Dear kau yang disana, beberapa hari yang lalu aku hanya melihat satu bintang saja bertengger di langit malam yang gulita. Apa kau melihatnya juga ? Atau malah kau tengah memandang langit yang lebih indah dibanding langit di atas ubun-ubunku ? Semoga, hha.

Hey kau yang disana, hari-hari berjalan seperti biasa. Rutinitas yang akan berkesan monoton jika tidak dibarengi canda dan tawa anak-anak Jantera. Oh iya, kamu tau Jantera ? Nggak ya, ya udah aku ceritakan.
Jantera itu adalah sebuah rumah, memiliki halaman yang luas dengan sebuah taman cantik menghiasnya. Kau tau ternyata interior rumah itu juga tidak biasanya. Wallpaper di rumah itu nampak beragam dan penuh warna, bagai pelangi.

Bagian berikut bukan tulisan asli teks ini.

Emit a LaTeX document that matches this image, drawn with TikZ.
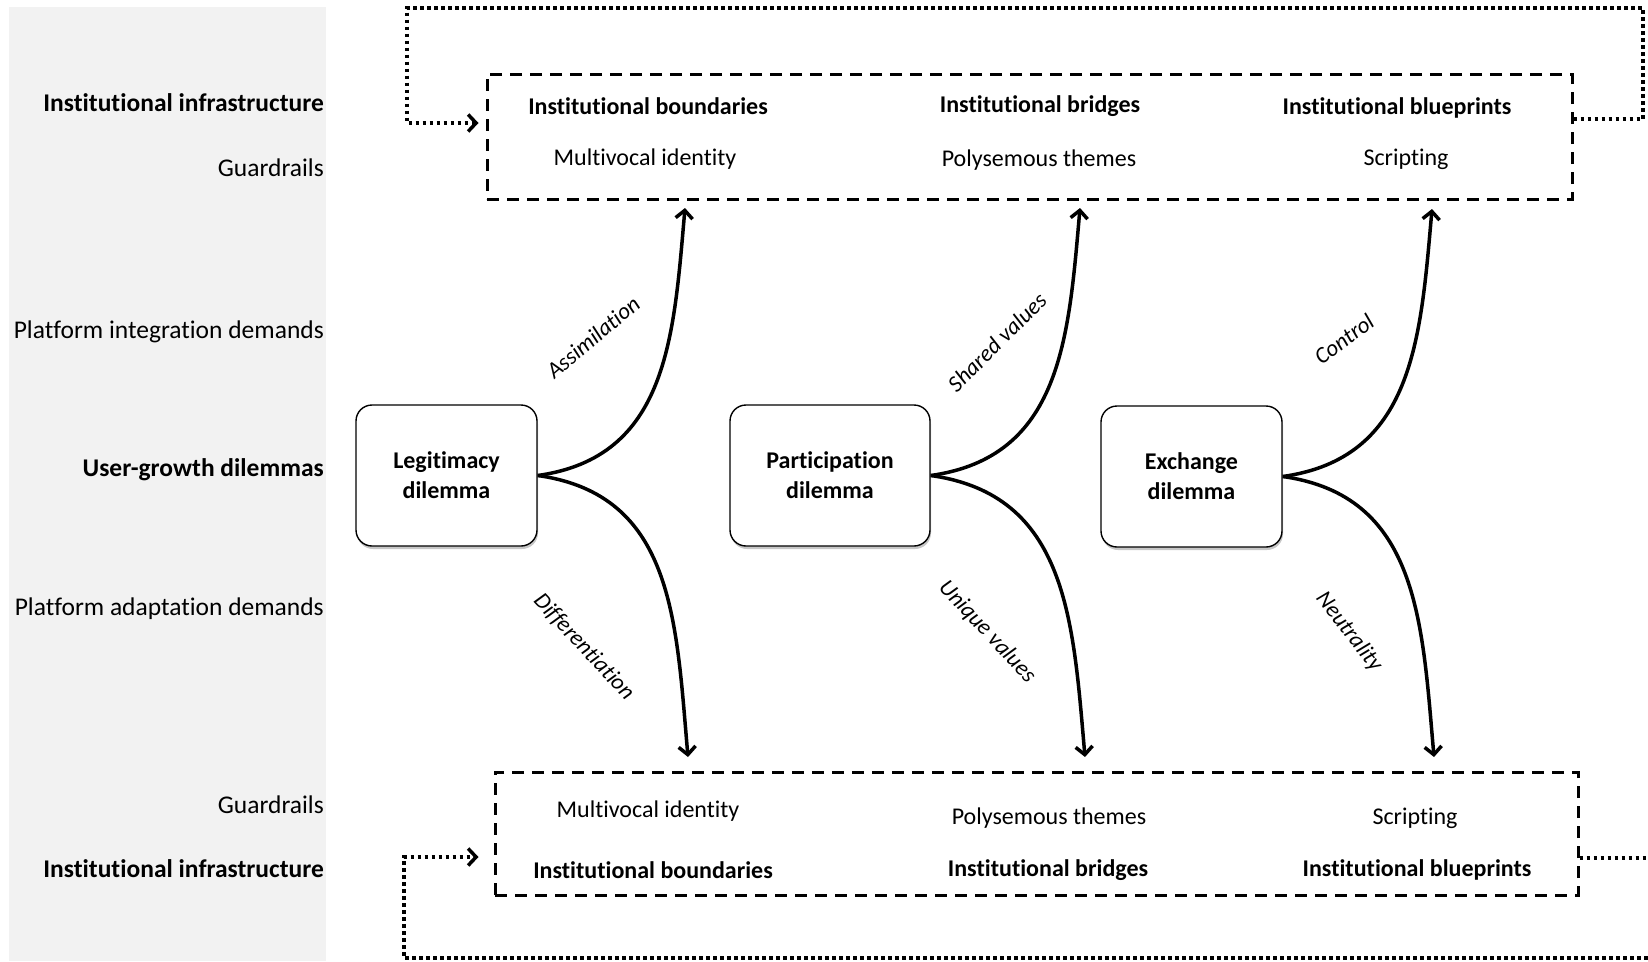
\documentclass[tikz,border=0pt]{standalone}
\usepackage{fontspec}
\setmainfont{Carlito}[Ligatures=NoCommon]
\usetikzlibrary{arrows.meta,shadows}
\definecolor{panelgray}{HTML}{F2F2F2}
\begin{document}
\begin{tikzpicture}[x=1pt,y=-1pt,
  lbl/.style={font=\fontsize{25.5}{30}\selectfont, anchor=east, inner sep=0pt},
  lblb/.style={font=\fontsize{25.5}{30}\selectfont\bfseries, anchor=east, inner sep=0pt},
  dil/.style={draw, line width=1.4pt, rounded corners=16pt, fill=white,
    minimum height=141pt, align=center, inner sep=0pt,
    font=\fontsize{24}{30}\selectfont\bfseries,
    drop shadow={shadow xshift=1pt, shadow yshift=-3pt, opacity=0.22, fill=black}},
  gbox/.style={draw, line width=3pt, dash pattern=on 12pt off 8pt, inner sep=0pt},
  inb/.style={font=\fontsize{24}{28}\selectfont\bfseries, inner sep=0pt},
  inr/.style={font=\fontsize{24}{28}\selectfont, inner sep=0pt},
  loopline/.style={line width=3.5pt, dash pattern=on 3.5pt off 3.5pt,
    -{Straight Barb[length=8pt,width=17pt]}},
  flow/.style={line width=3.5pt, -{Straight Barb[length=8pt,width=17pt]}, looseness=1.1},
  cl/.style={font=\fontsize{23}{28}\selectfont\itshape, inner sep=0pt}
]
\useasboundingbox (0,0) rectangle (1648,961);
\clip (0,0) rectangle (1648,961);

% left panel
\fill[panelgray] (9,7) rectangle (326,961);
\node[lblb] (li1) at (324,103) {Institutional infrastructure};
\node[lbl]  (lg1) at (324,168) {Guardrails};
\node[lbl]  (lp1) at (324,332) {Platform integration demands};
\node[lblb] (lu)  at (324,470) {User-growth dilemmas};
\node[lbl]  (lp2) at (324,609) {Platform adaptation demands};
\node[lbl]  (lg2) at (324,805) {Guardrails};
\node[lblb] (li2) at (324,869) {Institutional infrastructure};

% top guardrail box
\node[gbox, minimum width=1085pt, minimum height=125pt] (topbox) at (1029.5,136.5) {};
\node[inb] (tb1) at (648,106) {Institutional boundaries};
\node[inb] (tb2) at (1040,106) {Institutional bridges};
\node[inb] (tb3) at (1397,108) {Institutional blueprints};
\node[inr] (tr1) at (645,159) {Multivocal identity};
\node[inr] (tr2) at (1039,160) {Polysemous themes};
\node[inr] (tr3) at (1406,159) {Scripting};

% bottom guardrail box
\node[gbox, minimum width=1083pt, minimum height=123pt] (botbox) at (1036.5,833.5) {};
\node[inr] (br1) at (648,811) {Multivocal identity};
\node[inr] (br2) at (1049,818) {Polysemous themes};
\node[inr] (br3) at (1415,818) {Scripting};
\node[inb] (bb1) at (653,870) {Institutional boundaries};
\node[inb] (bb2) at (1048,870) {Institutional bridges};
\node[inb] (bb3) at (1417,870) {Institutional blueprints};

% dilemma boxes
\node[dil, minimum width=181pt] (leg) at (446.5,475.5) {Legitimacy\\dilemma};
\node[dil, minimum width=200pt] (par) at (830,475.5) {Participation\\dilemma};
\node[dil, minimum width=181pt] (exc) at (1191.5,476.5) {Exchange\\dilemma};

% arrow tip points
\coordinate (t1) at (685,208);
\coordinate (t2) at (1080,208);
\coordinate (t3) at (1432,209);
\coordinate (b1) at (688,757);
\coordinate (b2) at (1085,757);
\coordinate (b3) at (1434,757);

\draw[flow] (leg.east) to[out=8,in=-95] (t1);
\draw[flow] (leg.east) to[out=-8,in=95] (b1);
\draw[flow] (par.east) to[out=8,in=-95] (t2);
\draw[flow] (par.east) to[out=-8,in=95] (b2);
\draw[flow] (exc.east) to[out=8,in=-95] (t3);
\draw[flow] (exc.east) to[out=-8,in=95] (b3);

% curve labels
\node[cl, rotate=40]  (lA) at (593,337) {Assimilation};
\node[cl, rotate=-47] (lD) at (584,647) {Differentiation};
\node[cl, rotate=45]  (lS) at (997,342) {Shared values};
\node[cl, rotate=-47] (lU) at (987,632) {Unique values};
\node[cl, rotate=37]  (lC) at (1344,339) {Control};
\node[cl, rotate=-52] (lN) at (1349,632) {Neutrality};

% dotted feedback loops
\coordinate (qr) at (1643,119);
\coordinate (qrt) at (1643,8);
\coordinate (qlt) at (407,8);
\coordinate (ql) at (407,123);
\draw[loopline, shorten >=7pt] (topbox.east |- qr) -- (qr) -- (qrt) -- (qlt) -- (ql) -- (topbox.west |- ql);

\coordinate (pr) at (1665,858);
\coordinate (prb) at (1665,958);
\coordinate (plb) at (404,958);
\coordinate (pl) at (404,857);
\draw[loopline, shorten >=15pt] (botbox.east |- pr) -- (pr) -- (prb) -- (plb) -- (pl) -- (botbox.west |- pl);
\end{tikzpicture}
\end{document}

Kau yang disana, Jantera sekarang telah menjadi bagian dari kisah ini. Kisah hidup yang terangkai dengan sistematik dan monoton di awalnya. Tapi aku bersyukur kehidupan monoton itu perlahan menghilang, bosan yang tak kuhiraukan lagi.

Rabu, 01 April 2015

1 April 2015, 0:27 WIB

Kau yang disana, rasanya lelah menjalani hari ini. Terlalu banyak masalah yang harus diselesaikan.

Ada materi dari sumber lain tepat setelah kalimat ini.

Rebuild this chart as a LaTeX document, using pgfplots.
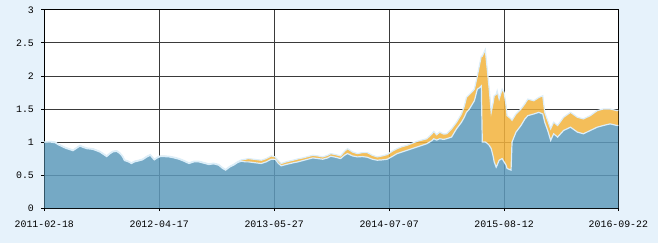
\documentclass[border=0pt]{standalone}
\usepackage{pgfplots}
\pgfplotsset{compat=1.18}
\usepackage{pgfplotstable}
\usepgfplotslibrary{fillbetween}
\usepackage{fontspec}
\setmainfont{Liberation Mono}
\definecolor{bg}{HTML}{E6F2FB}
\definecolor{bluefill}{HTML}{5E9ABC}
\definecolor{orangefill}{HTML}{F3B33D}
\definecolor{edge}{HTML}{DCEEF9}
\definecolor{gridc}{HTML}{3A3A3A}

\pgfplotstableread{
x b o
0 1.00 1.00
6 1.00 1.01
11 0.99 1.00
14 0.96 0.97
21 0.91 0.92
25 0.89 0.90
29 0.87 0.88
36 0.94 0.95
39 0.92 0.93
43 0.90 0.91
49 0.89 0.90
56 0.85 0.86
59 0.82 0.83
63 0.78 0.79
66 0.82 0.83
69 0.85 0.86
73 0.86 0.87
76 0.83 0.84
79 0.78 0.79
81 0.72 0.73
85 0.70 0.71
88 0.675 0.685
91 0.70 0.71
94 0.71 0.72
99 0.73 0.74
103 0.77 0.78
107 0.80 0.81
111 0.73 0.74
114 0.76 0.77
117 0.78 0.79
121 0.78 0.79
126 0.775 0.785
131 0.76 0.77
136 0.74 0.75
141 0.71 0.72
146 0.675 0.685
151 0.70 0.71
156 0.70 0.71
161 0.68 0.69
166 0.66 0.67
171 0.67 0.68
176 0.65 0.66
180 0.60 0.61
183 0.575 0.585
187 0.62 0.63
191 0.65 0.66
195 0.69 0.70
199 0.71 0.73
203 0.70 0.74
206 0.70 0.75
211 0.69 0.74
219 0.675 0.725
224 0.70 0.75
229 0.74 0.79
233 0.74 0.775
236 0.68 0.72
239 0.64 0.675
244 0.66 0.70
251 0.685 0.725
256 0.70 0.745
261 0.72 0.76
266 0.74 0.78
271 0.76 0.80
276 0.75 0.79
281 0.74 0.775
286 0.76 0.80
289 0.785 0.825
294 0.77 0.81
299 0.75 0.79
303 0.80 0.86
306 0.825 0.90
311 0.79 0.85
316 0.775 0.825
321 0.78 0.84
326 0.77 0.84
331 0.74 0.80
336 0.725 0.775
341 0.73 0.79
346 0.74 0.81
351 0.78 0.86
356 0.825 0.90
361 0.85 0.93
366 0.875 0.95
371 0.90 0.98
376 0.925 1.01
381 0.95 1.03
386 0.975 1.05
391 1.02 1.12
393 1.05 1.16
396 1.03 1.11
399 1.05 1.15
403 1.04 1.12
406 1.05 1.125
411 1.075 1.20
416 1.20 1.30
421 1.30 1.425
424 1.38 1.55
426 1.45 1.675
429 1.50 1.72
431 1.55 1.75
434 1.625 1.80
437 1.80 2.00
439 1.82 2.15
441 1.85 2.30
442 1.00 2.30
445 1.00 2.40
447 0.98 2.10
449 0.95 1.80
451 0.90 1.45
453 0.78 1.60
454 0.70 1.70
456 0.62 1.72
457 0.65 1.775
459 0.725 1.65
462 0.75 1.80
464 0.70 1.75
466 0.65 1.55
467 0.60 1.40
471 0.575 1.35
472 1.00 1.33
476 1.15 1.425
481 1.25 1.50
485 1.35 1.58
488 1.40 1.65
494 1.425 1.625
499 1.45 1.675
503 1.425 1.70
505 1.30 1.45
508 1.175 1.325
511 1.025 1.20
514 1.125 1.30
518 1.075 1.25
524 1.175 1.375
531 1.225 1.45
538 1.15 1.375
544 1.125 1.35
551 1.175 1.40
558 1.225 1.475
564 1.25 1.50
571 1.275 1.50
578 1.25 1.475
579.3 1.25 1.48
}\datatable

\begin{document}
\pagecolor{bg}
\begin{tikzpicture}
\path (-38.7bp,-35bp) rectangle (619.3bp,210bp);
\begin{axis}[
  at={(0,0)}, anchor=south west,
  scale only axis, width=579.3bp, height=200bp,
  xmin=0, xmax=579.3, ymin=0, ymax=3,
  xtick={0,116,232,348,464,579.3},
  xticklabels={2011-02-18,2012-04-17,2013-05-27,2014-07-07,2015-08-12,2016-09-22},
  ytick={0,0.5,1,1.5,2,2.5,3},
  yticklabels={0,0.5,1,1.5,2,2.5,3},
  grid=major,
  major grid style={gridc, line width=0.9bp},
  axis line style={black, line width=1bp},
  tick style={black, line width=0.9bp},
  tick align=outside, major tick length=3bp,
  xtick pos=bottom, ytick pos=left,
  tick label style={font=\fontsize{10}{12}\selectfont, text=black},
  xticklabel style={yshift=-6bp},
  yticklabel style={xshift=-4bp},
  axis background/.style={fill=white},
]
\addplot[name path=Z, draw=none, forget plot] coordinates {(0,0) (579.3,0)};
\addplot[name path=B, draw=none, forget plot] table[x=x, y=b] {\datatable};
\addplot[name path=O, draw=none, forget plot] table[x=x, y=o] {\datatable};
\addplot[fill=orangefill, fill opacity=0.85, draw=none] fill between[of=O and B];
\addplot[fill=bluefill, fill opacity=0.85, draw=none] fill between[of=B and Z];
\addplot[edge, line width=1.2bp] table[x=x, y=o] {\datatable};
\addplot[edge, line width=1.2bp] table[x=x, y=b] {\datatable};
\end{axis}
\end{tikzpicture}
\end{document}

Kau yang disana, maafkan aku yang masih begini. Terlalu banyak berjanji namun seringkali tidak bisa menarik waktu untuk menjadi temanku. Hingga akhirnya aku hidup bagaikan robot yang tenggelam dalam hiruk-pikuk kehidupan.
Kau yang disana, ternyata keberanianku mengorbankan diri menjadi robot belumlah kuat. Ya, buktinya aku lelah ! Aku tahu amanah tidak akan pernah salah memilih pundak, namun tak kupungkiri pula amanah tak sengaja jatuh karena aku tersandung batu. Aku tidak akan menyalahkan batu itu, jujur ini semua murni salahku yang tidak memperhatikan jalan yang kulewati.
Kau yang disana, energi kehidupanku perlahan memudar. Aku lupa mengabarinya, mamah. Rasanya ingin aku berlari kepadanya dan menangis, memaki dunia robot yang tengah kujalani. Tapi tidak bisa ! Beliau juga harus memikirkan yang lain. Aku tidak boleh bertindak egois. Jadi maaf karena akhirnya kau yang menjadi tempat sampah atas pemikiran ini.
Semoga kau yang disana tidak merasakan apa yang aku rasa. Semoga kau tetap bahagia dan hidup lebih sehat. Tidak melek di tengah malam hanya demi memandangi laptop dan mengerjakan lembaran-lembaran kertas kusut berisi jawaban dan pertanyaan. Semoga.